Agentic AI

Golden Trajectory Creation

Expert-annotated golden trajectories for agentic AI training , ideal action sequences that teach autonomous agents how to plan, reason, and execute reliably.

Before reinforcement learning can refine an agent's behaviour, that agent needs to know what good behaviour looks like. Golden trajectories are expert-demonstrated, step-by-step task completions that provide the imitation learning signal that accelerates early agent training, reduces the exploration cost of RL, and establishes the performance ceiling that reinforcement learning will then attempt to exceed.

Appen's golden trajectory creation service produces human-demonstrated trajectories across coding, web navigation, tool use, multi-step reasoning, and domain-specific agentic tasks, executed by contributors with the domain expertise to demonstrate best-practice completion rather than merely adequate completion.

What Appen Delivers

Expert Task Demonstrations

Step-by-step task completions recorded by contributors matched to the task domain, whether that is software engineering, legal research, financial analysis, scientific problem solving, or general web-based information tasks. Contributors are selected for domain competence and trained on your task specification and annotation schema before demonstrations begin.

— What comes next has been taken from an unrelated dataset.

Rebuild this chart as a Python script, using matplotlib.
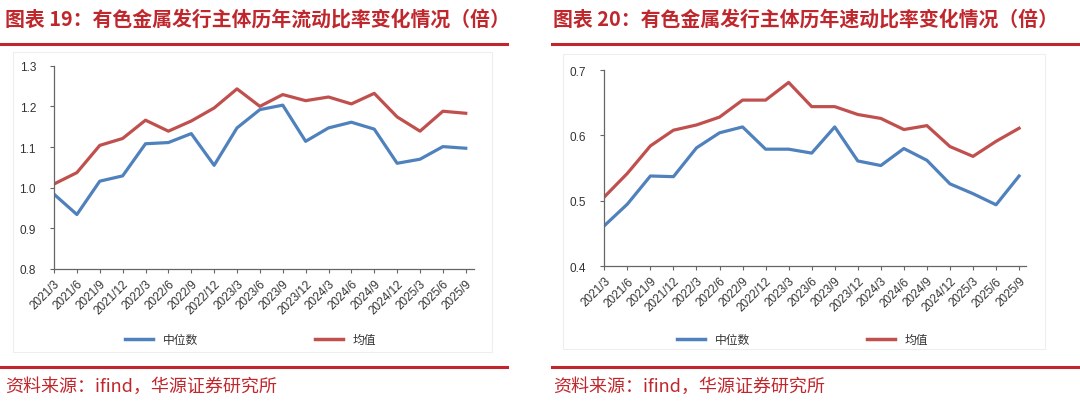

Annotated Action Sequences

Each step in a golden trajectory is annotated with the reasoning or intention behind the action, providing interpretable training signal that teaches agents not just what to do but why. Action annotation transforms demonstrations from behavioural examples into reasoning examples.

Multi-Path Coverage

For tasks with multiple valid solution approaches, Appen collects demonstrations across different valid paths, ensuring your agent learns a robust solution strategy rather than over-fitting to a single approach. Path diversity is especially important for tasks where the optimal approach depends on available tools or intermediate results.

Golden Trajectories and the SFT-RL Pipeline

Golden trajectory data feeds supervised fine-tuning of agentic models as imitation learning data, and provides the performance baseline against which RLVR reward signals are calibrated. Teams that invest in high-quality golden trajectories reduce the RL sample complexity required to reach deployment performance.